Thursday, April 29, 2010

History lesson

Martin Marty says it;
http://blog.al.com/birmingham-news-stories/2010/04/historian_martin_marty_says_sa.html

Historian Martin Marty, delivering a series of lectures at Samford University, said Tuesday that former Alaska Gov. Sarah Palin and others have oversimplified and misrepresented the religious beliefs of the nation's founding fathers.

Delegates to the Constitutional Convention did not want government to favor Christianity, he said.

"They did not set out to have a Christian nation," Marty said Tuesday at Reid Chapel in the first of several lectures sponsored by the Baptist Joint Committee. "It would have been very easy to set that out."

Marty will conclude the Shurden lecture series today at 10:30 a.m. in Hodges Chapel at the Beeson Divinity School at Samford.
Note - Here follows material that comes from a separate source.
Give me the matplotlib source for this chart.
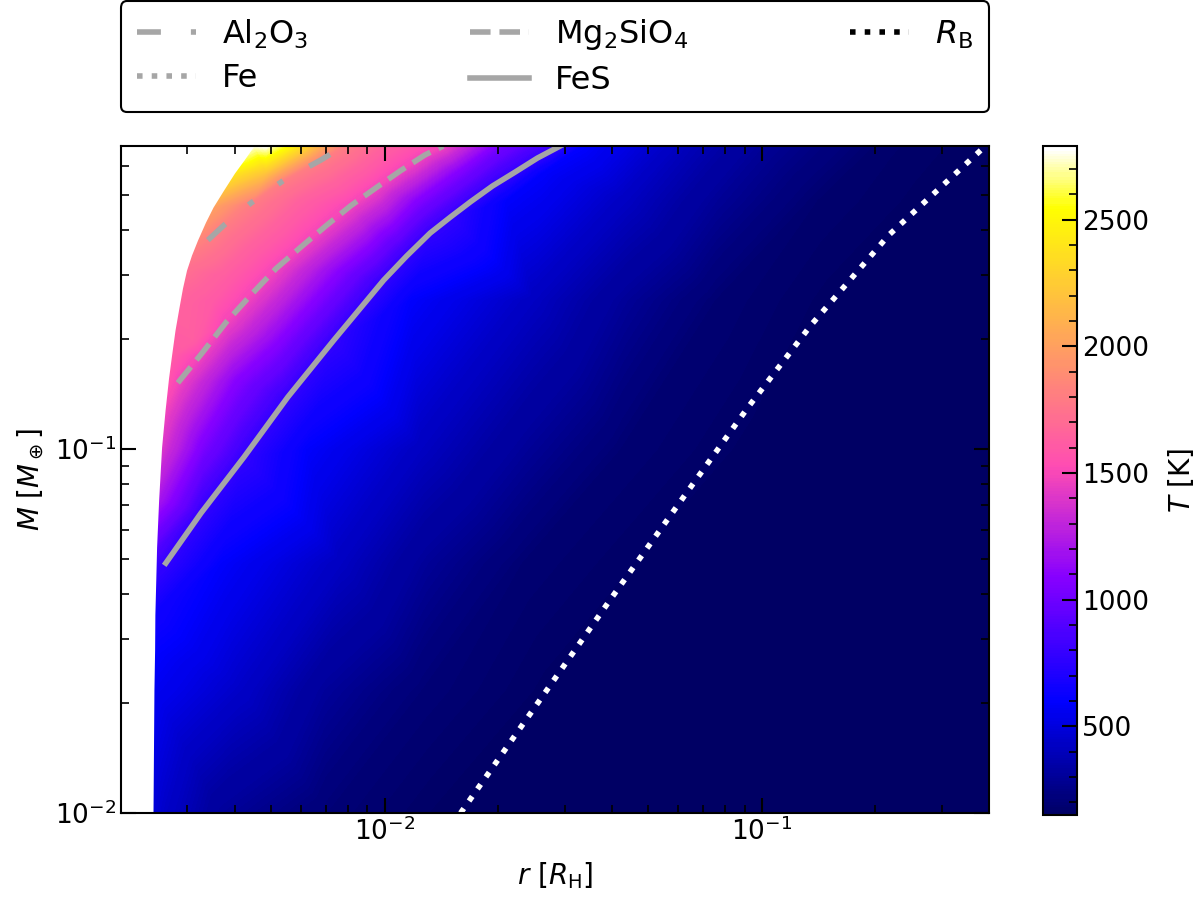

He said Tuesday that George Washington, a churchgoing Episcopalian who never took communion, used at least 28 different terms for God in his writings. He made every effort to be inclusive and nonsectarian, referring to the deity with words such as Providence, Heaven and Benevolent One. "They were looking for a language that would enlarge the context," Marty said.

Nine of the 13 colonies had established churches, either Anglican or Congregationalist, and the founders wanted to avoid establishing religion for the nation while being tolerant of differing religious beliefs, Marty said.

Marty, author of "Righteous Empire: The Protestant Experience in America" and numerous other books, said in an interview that the founders have been distorted for political purposes.

"It's not honest," Marty said. "They say pluralism is our problem. Pluralism is our common story."

Clearly, the founders touted a virtuous citizenry and believed religion helped serve that purpose, he said.

"They cared about virtue, and they believed religion was backing that," Marty said.

But they also feared the tyranny of a government-backed clergy class, he said. Religion in America has thrived precisely because it was not backed or funded by government, he said.

U.S. religious expression has relied on the power of persuasion and evangelism, unlike in Europe, where state churches relied on funding from government to survive. The state churches of Europe declined and are moribund because they do not appeal to or serve the public well, Marty said.

"It's harmful for churches and other religious institutions to be privileged," he told Samford students. "We're much better off with protection and freedom."